### SET TASK
Set the listing down again in full, word for word, with the pictures left out.

►

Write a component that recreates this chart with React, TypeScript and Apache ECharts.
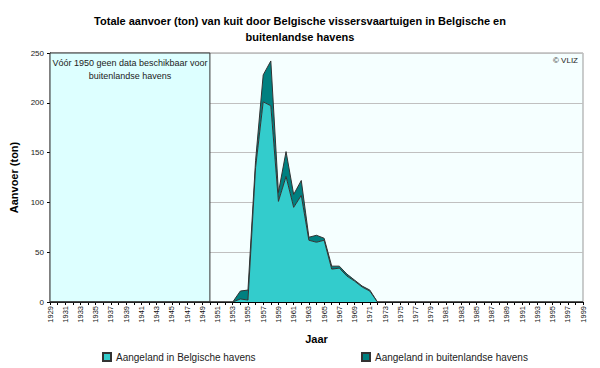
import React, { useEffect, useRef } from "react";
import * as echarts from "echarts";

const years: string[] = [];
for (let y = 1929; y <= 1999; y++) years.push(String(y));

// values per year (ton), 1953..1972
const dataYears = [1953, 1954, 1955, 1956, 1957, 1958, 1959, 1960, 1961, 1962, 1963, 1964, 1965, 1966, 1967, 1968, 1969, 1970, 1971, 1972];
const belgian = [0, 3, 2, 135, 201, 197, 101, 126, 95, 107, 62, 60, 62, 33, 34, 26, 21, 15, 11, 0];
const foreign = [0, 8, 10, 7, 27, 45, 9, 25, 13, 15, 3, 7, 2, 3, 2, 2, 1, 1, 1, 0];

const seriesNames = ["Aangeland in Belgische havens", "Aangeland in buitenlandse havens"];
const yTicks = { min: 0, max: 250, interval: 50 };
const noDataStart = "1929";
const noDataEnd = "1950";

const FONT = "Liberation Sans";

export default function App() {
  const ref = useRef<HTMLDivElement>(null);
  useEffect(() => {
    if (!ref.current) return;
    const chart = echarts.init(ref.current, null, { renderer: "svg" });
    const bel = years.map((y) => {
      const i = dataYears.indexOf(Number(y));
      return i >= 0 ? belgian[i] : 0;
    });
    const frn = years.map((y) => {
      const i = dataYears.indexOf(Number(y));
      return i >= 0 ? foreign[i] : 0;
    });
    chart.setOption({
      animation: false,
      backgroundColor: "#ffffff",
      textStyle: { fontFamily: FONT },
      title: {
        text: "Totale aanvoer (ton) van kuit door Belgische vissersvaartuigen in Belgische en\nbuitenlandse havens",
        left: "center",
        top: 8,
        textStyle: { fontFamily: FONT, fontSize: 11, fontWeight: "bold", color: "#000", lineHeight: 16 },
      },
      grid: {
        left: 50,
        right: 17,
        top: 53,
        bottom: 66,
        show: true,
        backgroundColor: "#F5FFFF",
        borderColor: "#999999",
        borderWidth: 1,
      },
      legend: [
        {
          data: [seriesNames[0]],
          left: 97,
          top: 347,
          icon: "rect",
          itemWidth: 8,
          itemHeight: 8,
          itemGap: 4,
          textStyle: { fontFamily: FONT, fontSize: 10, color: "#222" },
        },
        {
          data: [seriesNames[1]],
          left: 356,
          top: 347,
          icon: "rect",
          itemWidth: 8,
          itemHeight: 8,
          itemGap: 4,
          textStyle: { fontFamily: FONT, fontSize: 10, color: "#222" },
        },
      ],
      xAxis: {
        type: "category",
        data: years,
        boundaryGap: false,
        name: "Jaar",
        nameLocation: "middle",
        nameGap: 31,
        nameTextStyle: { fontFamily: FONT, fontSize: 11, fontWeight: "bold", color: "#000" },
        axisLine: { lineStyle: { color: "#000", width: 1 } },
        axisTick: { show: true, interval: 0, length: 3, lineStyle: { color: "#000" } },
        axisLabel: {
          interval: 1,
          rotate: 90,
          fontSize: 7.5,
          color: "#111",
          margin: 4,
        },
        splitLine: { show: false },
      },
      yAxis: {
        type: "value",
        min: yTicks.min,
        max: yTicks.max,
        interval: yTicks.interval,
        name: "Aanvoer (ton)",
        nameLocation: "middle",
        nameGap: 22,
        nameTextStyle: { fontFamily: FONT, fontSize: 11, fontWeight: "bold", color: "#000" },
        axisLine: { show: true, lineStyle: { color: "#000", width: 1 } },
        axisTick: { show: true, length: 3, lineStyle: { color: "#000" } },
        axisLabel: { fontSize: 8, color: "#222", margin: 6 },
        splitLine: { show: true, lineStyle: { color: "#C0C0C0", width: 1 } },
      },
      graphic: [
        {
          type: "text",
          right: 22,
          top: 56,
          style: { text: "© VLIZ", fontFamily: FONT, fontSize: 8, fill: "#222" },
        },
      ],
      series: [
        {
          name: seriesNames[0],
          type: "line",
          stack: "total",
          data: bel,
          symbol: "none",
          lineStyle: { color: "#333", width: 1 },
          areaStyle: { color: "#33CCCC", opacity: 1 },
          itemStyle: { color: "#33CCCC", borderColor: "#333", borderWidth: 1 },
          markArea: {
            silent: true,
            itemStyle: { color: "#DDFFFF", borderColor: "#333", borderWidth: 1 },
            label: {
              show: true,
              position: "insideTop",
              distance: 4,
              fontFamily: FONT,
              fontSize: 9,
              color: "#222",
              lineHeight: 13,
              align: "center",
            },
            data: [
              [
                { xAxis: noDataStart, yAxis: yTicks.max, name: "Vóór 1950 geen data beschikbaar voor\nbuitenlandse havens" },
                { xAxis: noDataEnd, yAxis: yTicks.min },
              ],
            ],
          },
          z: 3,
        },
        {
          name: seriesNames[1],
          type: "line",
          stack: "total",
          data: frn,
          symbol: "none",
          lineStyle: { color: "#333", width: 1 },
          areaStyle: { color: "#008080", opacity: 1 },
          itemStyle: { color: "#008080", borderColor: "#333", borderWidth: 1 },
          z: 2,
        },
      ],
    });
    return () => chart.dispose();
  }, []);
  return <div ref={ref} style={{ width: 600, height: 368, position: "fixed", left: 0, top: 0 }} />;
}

◄

### TASK RESPONSE
Write a component that recreates this chart with React, TypeScript and Apache ECharts.
import React, { useEffect, useRef } from "react";
import * as echarts from "echarts";

const years: string[] = [];
for (let y = 1929; y <= 1999; y++) years.push(String(y));

// values per year (ton), 1953..1972
const dataYears = [1953, 1954, 1955, 1956, 1957, 1958, 1959, 1960, 1961, 1962, 1963, 1964, 1965, 1966, 1967, 1968, 1969, 1970, 1971, 1972];
const belgian = [0, 3, 2, 135, 201, 197, 101, 126, 95, 107, 62, 60, 62, 33, 34, 26, 21, 15, 11, 0];
const foreign = [0, 8, 10, 7, 27, 45, 9, 25, 13, 15, 3, 7, 2, 3, 2, 2, 1, 1, 1, 0];

const seriesNames = ["Aangeland in Belgische havens", "Aangeland in buitenlandse havens"];
const yTicks = { min: 0, max: 250, interval: 50 };
const noDataStart = "1929";
const noDataEnd = "1950";

const FONT = "Liberation Sans";

export default function App() {
  const ref = useRef<HTMLDivElement>(null);
  useEffect(() => {
    if (!ref.current) return;
    const chart = echarts.init(ref.current, null, { renderer: "svg" });
    const bel = years.map((y) => {
      const i = dataYears.indexOf(Number(y));
      return i >= 0 ? belgian[i] : 0;
    });
    const frn = years.map((y) => {
      const i = dataYears.indexOf(Number(y));
      return i >= 0 ? foreign[i] : 0;
    });
    chart.setOption({
      animation: false,
      backgroundColor: "#ffffff",
      textStyle: { fontFamily: FONT },
      title: {
        text: "Totale aanvoer (ton) van kuit door Belgische vissersvaartuigen in Belgische en\nbuitenlandse havens",
        left: "center",
        top: 8,
        textStyle: { fontFamily: FONT, fontSize: 11, fontWeight: "bold", color: "#000", lineHeight: 16 },
      },
      grid: {
        left: 50,
        right: 17,
        top: 53,
        bottom: 66,
        show: true,
        backgroundColor: "#F5FFFF",
        borderColor: "#999999",
        borderWidth: 1,
      },
      legend: [
        {
          data: [seriesNames[0]],
          left: 97,
          top: 347,
          icon: "rect",
          itemWidth: 8,
          itemHeight: 8,
          itemGap: 4,
          textStyle: { fontFamily: FONT, fontSize: 10, color: "#222" },
        },
        {
          data: [seriesNames[1]],
          left: 356,
          top: 347,
          icon: "rect",
          itemWidth: 8,
          itemHeight: 8,
          itemGap: 4,
          textStyle: { fontFamily: FONT, fontSize: 10, color: "#222" },
        },
      ],
      xAxis: {
        type: "category",
        data: years,
        boundaryGap: false,
        name: "Jaar",
        nameLocation: "middle",
        nameGap: 31,
        nameTextStyle: { fontFamily: FONT, fontSize: 11, fontWeight: "bold", color: "#000" },
        axisLine: { lineStyle: { color: "#000", width: 1 } },
        axisTick: { show: true, interval: 0, length: 3, lineStyle: { color: "#000" } },
        axisLabel: {
          interval: 1,
          rotate: 90,
          fontSize: 7.5,
          color: "#111",
          margin: 4,
        },
        splitLine: { show: false },
      },
      yAxis: {
        type: "value",
        min: yTicks.min,
        max: yTicks.max,
        interval: yTicks.interval,
        name: "Aanvoer (ton)",
        nameLocation: "middle",
        nameGap: 22,
        nameTextStyle: { fontFamily: FONT, fontSize: 11, fontWeight: "bold", color: "#000" },
        axisLine: { show: true, lineStyle: { color: "#000", width: 1 } },
        axisTick: { show: true, length: 3, lineStyle: { color: "#000" } },
        axisLabel: { fontSize: 8, color: "#222", margin: 6 },
        splitLine: { show: true, lineStyle: { color: "#C0C0C0", width: 1 } },
      },
      graphic: [
        {
          type: "text",
          right: 22,
          top: 56,
          style: { text: "© VLIZ", fontFamily: FONT, fontSize: 8, fill: "#222" },
        },
      ],
      series: [
        {
          name: seriesNames[0],
          type: "line",
          stack: "total",
          data: bel,
          symbol: "none",
          lineStyle: { color: "#333", width: 1 },
          areaStyle: { color: "#33CCCC", opacity: 1 },
          itemStyle: { color: "#33CCCC", borderColor: "#333", borderWidth: 1 },
          markArea: {
            silent: true,
            itemStyle: { color: "#DDFFFF", borderColor: "#333", borderWidth: 1 },
            label: {
              show: true,
              position: "insideTop",
              distance: 4,
              fontFamily: FONT,
              fontSize: 9,
              color: "#222",
              lineHeight: 13,
              align: "center",
            },
            data: [
              [
                { xAxis: noDataStart, yAxis: yTicks.max, name: "Vóór 1950 geen data beschikbaar voor\nbuitenlandse havens" },
                { xAxis: noDataEnd, yAxis: yTicks.min },
              ],
            ],
          },
          z: 3,
        },
        {
          name: seriesNames[1],
          type: "line",
          stack: "total",
          data: frn,
          symbol: "none",
          lineStyle: { color: "#333", width: 1 },
          areaStyle: { color: "#008080", opacity: 1 },
          itemStyle: { color: "#008080", borderColor: "#333", borderWidth: 1 },
          z: 2,
        },
      ],
    });
    return () => chart.dispose();
  }, []);
  return <div ref={ref} style={{ width: 600, height: 368, position: "fixed", left: 0, top: 0 }} />;
}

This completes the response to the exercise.